What I am saying here is that I do not know why this has happened. I do not know why I am having a meltdown. But not knowing is O.K – all I have to do is accept, acknowledge, and take things one day at a time, and move forwards, slowly, steadily, without expectation or assumption. I think that it doesn’t matter what your situation is, or how good you think things are – or how bad – that anything can happen to anyone, at anytime – and it is all right. It WILL be all right. Everyone has dark times – and reaching out for help is possibly the best thing that you can do. Gaining support is not a weakness, it is a strength.
All the tools at my disposal – I should be using.
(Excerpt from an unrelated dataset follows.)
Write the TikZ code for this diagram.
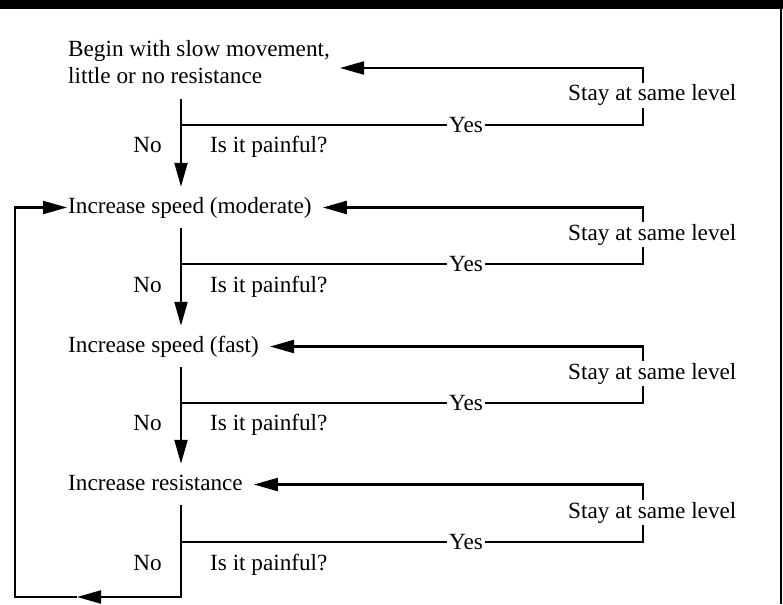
\documentclass[tikz,border=0pt]{standalone}
\usepackage{fontspec}
\setmainfont{Liberation Serif}
\usetikzlibrary{arrows.meta}
\begin{document}
\begin{tikzpicture}[x=1pt,y=-1pt,
  conn/.style={line width=2.1pt},
  arr/.style={line width=2.1pt,-{Triangle[length=24pt,width=13pt]}},
  stepbox/.style={anchor=base west,inner xsep=1pt,inner ysep=10pt,text height=16pt,text depth=5pt},
  lbl/.style={inner sep=0pt},
  yeslbl/.style={inner xsep=2pt,inner ysep=0pt},
  staylbl/.style={anchor=base west,inner xsep=0pt,inner ysep=1.5pt},
  font=\fontsize{23.2}{27}\selectfont]

\useasboundingbox (0,0) rectangle (783,604);
\fill (0,0) rectangle (783,9);
\draw[line width=2.5pt] (781,0) -- (781,604);

% step texts
\node[stepbox] (b0)  at (67,57)  {Begin with slow movement,};
\node[stepbox] (b0b) at (67,84)  {little or no resistance};
\node[stepbox] (s1)  at (67,213) {Increase speed (moderate)};
\node[stepbox] (s2)  at (67,352) {Increase speed (fast)};
\node[stepbox] (s3)  at (67,490) {Increase resistance};

\coordinate (m) at (181,0);
\coordinate (r) at (643,0);

% row labels
\node[lbl,anchor=base east] (n0) at (162,153) {No};
\node[lbl,anchor=base west] (q0) at (210,153) {Is it painful?};
\node[lbl,anchor=base east] (n1) at (162,292) {No};
\node[lbl,anchor=base west] (q1) at (210,292) {Is it painful?};
\node[lbl,anchor=base east] (n2) at (162,430) {No};
\node[lbl,anchor=base west] (q2) at (210,430) {Is it painful?};
\node[lbl,anchor=base east] (n3) at (162,570) {No};
\node[lbl,anchor=base west] (q3) at (210,570) {Is it painful?};

\node[yeslbl] (y0) at (466,125) {Yes};
\node[yeslbl] (y1) at (466,264) {Yes};
\node[yeslbl] (y2) at (466,403) {Yes};
\node[yeslbl] (y3) at (466,542) {Yes};

\node[staylbl] (st0) at (568,101) {Stay at same level};
\node[staylbl] (st1) at (568,240) {Stay at same level};
\node[staylbl] (st2) at (568,379) {Stay at same level};
\node[staylbl] (st3) at (568,518) {Stay at same level};

% junctions and tips
\coordinate (j0) at (181,125);
\coordinate (j1) at (181,264);
\coordinate (j2) at (181,403);
\coordinate (j3) at (181,542);
\coordinate (t0) at (340,68);
\coordinate (lt) at (77,597);
\coordinate (bl) at (15,597);

% main flow (No)
\draw[arr] (b0b.south -| m) -- (s1.north -| m);
\draw[arr] (s1.south -| m) -- (s2.north -| m);
\draw[arr] (s2.south -| m) -- (s3.north -| m);
\draw[arr] (s3.south -| m) |- (lt);
\draw[arr] (lt) -- (bl) |- (s1.west);

% Yes loops
\draw[conn] (j0) -- (y0.west);
\draw[conn] (y0.east) -| (st0.south -| r);
\draw[arr] (st0.north -| r) |- (t0);

\draw[conn] (j1) -- (y1.west);
\draw[conn] (y1.east) -| (st1.south -| r);
\draw[arr] (st1.north -| r) |- ([xshift=10pt]s1.east);

\draw[conn] (j2) -- (y2.west);
\draw[conn] (y2.east) -| (st2.south -| r);
\draw[arr] (st2.north -| r) |- ([xshift=10pt]s2.east);

\draw[conn] (j3) -- (y3.west);
\draw[conn] (y3.east) -| (st3.south -| r);
\draw[arr] (st3.north -| r) |- ([xshift=10pt]s3.east);
\end{tikzpicture}
\end{document}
But the motivation is not there. I am so tired, so lacking in energy that, paradoxically, the time when I should be using them is the time that I can’t find the energy too. This is why it is good to have support around to lean on: Using the tools I have is another way of saying ‘I don’t need any outside help, I can do it by myself’. Maybe this is a lesson to me to go and ask for help – from the ‘real’ world. And it also goes to show that we need our feet planted in this world, we can’t live in the ‘Other’ world all the time – it does take a lot of energy to Journey, Spirit-travel, and the rest of it. In this, as with everything, there must be Balance. Balance is the key to everything, I believe.
I still have not had a chance to visit the sea (See last post re; Arianrhod), but I plan to, I really do – I would not renege on a deal with a visiting Goddess! And perhaps that will wash my cares away!
I hope this gives you some insight not only into my life, but the way life can take us by surprise and overtake us when we least expect it. And I hope that this reaches out to anyone who may be, or has been, feeling something similar. I will keep you updated, and I hope to post something more cheerful soon!
As ever, your comments, insights and own experiences are very welcome.